Maeyken lässt dich und alle Gottesfürchtigen mit dem Frieden des Herrn herzlich grüßen; auch grüße uns insbesondere die Haushaltung zu D. Mein freundliches Begehren ist, du wollest die alte Mutter mit ihren Töchtern bitten, daß sie sofort ihre Lenden mit dem Gürtel der Wahrheit gürten und die Schuhe des Evangeliums anziehen wollen, und daß sie sich in das Heerlager Gottes zu der Gemeinde begeben mögen, wo man des Herrn Krieg führt; kommt doch geschwind, meine liebe alte Mutter mit deinen jungen Töchtern, und trage die Rüstung des Herzogs unseres Glaubens, nämlich das Päcklein der Liebe, in welchem ein Helm des Heils liegt, samt einem schönen Federbusche, genannt der Glaube und das rechte Vertrauen; hängt doch den Mantel der Gerechtigkeit darüber, damit der schöne Helm des Heils nicht verroste und der Federbusch nicht nass werde, das ist, daß euer Glauben und Vertrauen zu Gott nicht aufhöre, und ihr mit dem Verzagten und Furchtsamen nicht zurückbleiben mögt, wenn ihr auch seht, daß auf die Gerechten alle Ungewitter, Stürme und Platzregen fallen. Bedenke, mein liebes Schaf, daß alle Gottesfürchtigen hier ihre Namen einschreiben lassen müssen und unter der blutigen Fahne, die Christus Jesus, unser oberster Feldherr, mitten unter seinen Heiligen getragen hat, Soldaten werden müssen, unter dessen Panier ich durch Gottes Gnade jetzt stehe, und hoffe, mit ihm ritterlich zu streiten und gesetzmäßig zu kämpfen, solange ich auf meinen Beinen stehen kann, und ein Atemzug in mir ist.

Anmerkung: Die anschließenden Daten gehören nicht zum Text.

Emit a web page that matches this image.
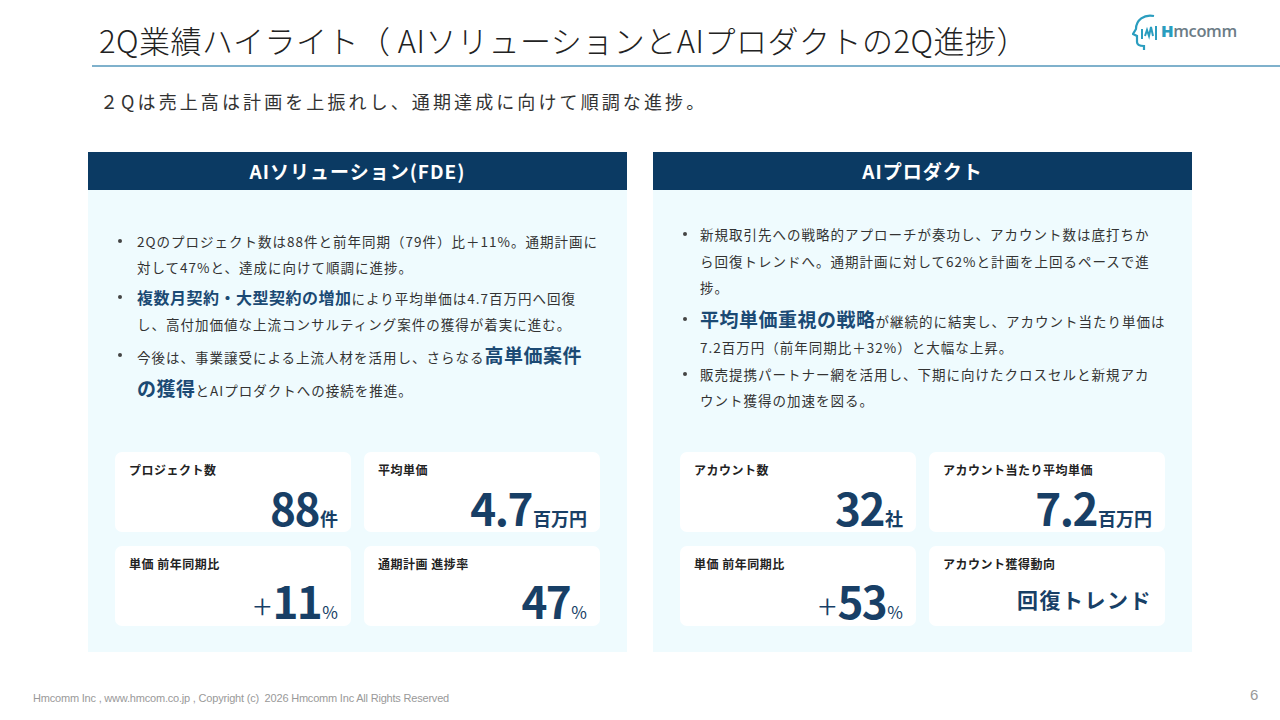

Hiermit will ich euch, meine lieben Freunde D. und P., so wie den Töchtern, gute Nacht sagen und Gott anbefehlen, samt dem Worte seiner Gnade, in der Hoffnung, daß ihr nachfolgen werdet. Gute Nacht, meine lieben Freunde, an deren Tafel ich das letzte Brot mit Freuden gegessen und Gott zu Ehren ein Liedlein gesungen habe. Gute Nacht, meine lieben Freunde, in der Hoffnung, daß wir miteinander das Brot in dem Reiche Gottes essen, und das Öl der Freuden samt dem neuen Weine trinken werden.

Von mir, H. V., in Banden um des Zeugnisses der Wahrheit willen auf Palmsonntag, im Jahre 1571.